Constraining the IP Core
No special constraints are needed. It is sufficient to connect a constrained input clock.
Simulation
Mini-ISP includes a comprehensive verification environment based on Cocotb and Verilator. The testbenches are located in the python/tb/ directory and cover all sub-cores individually as well as the complete ISP pipeline. A Python reference model in python/mini_isp/ generates expected output for comparison against the RTL simulation results.
To run the full test suite:
make sim
Individual sub-core tests can be run by navigating to the corresponding build directory under build/sim/.
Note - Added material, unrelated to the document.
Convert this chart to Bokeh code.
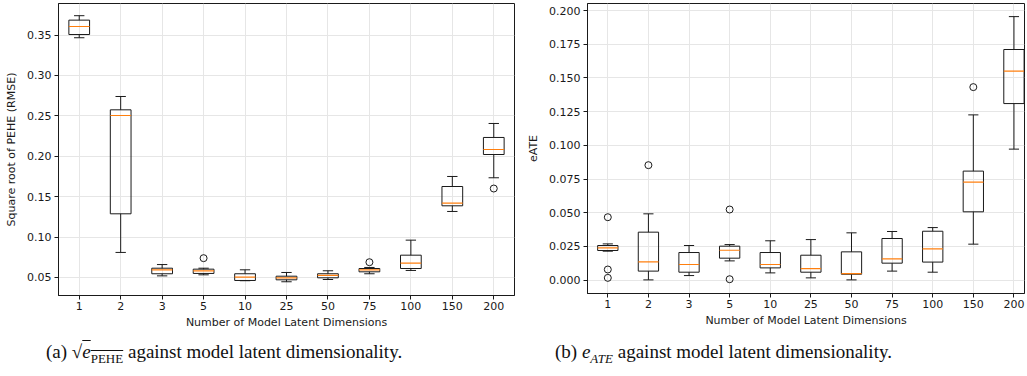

Synthesis and Implementation
Mini-ISP can be synthesized using AMD Vivado™ Synthesis or Yosys. A Vivado IP packaging script is provided in the vivado/ directory. To package the IP core for use in the Vivado IP integrator:
vivado -mode batch -source vivado/package.tcl
The packaged IP core uses isp_top as the top-level module with AXI-standard port naming (aclk, aresetn).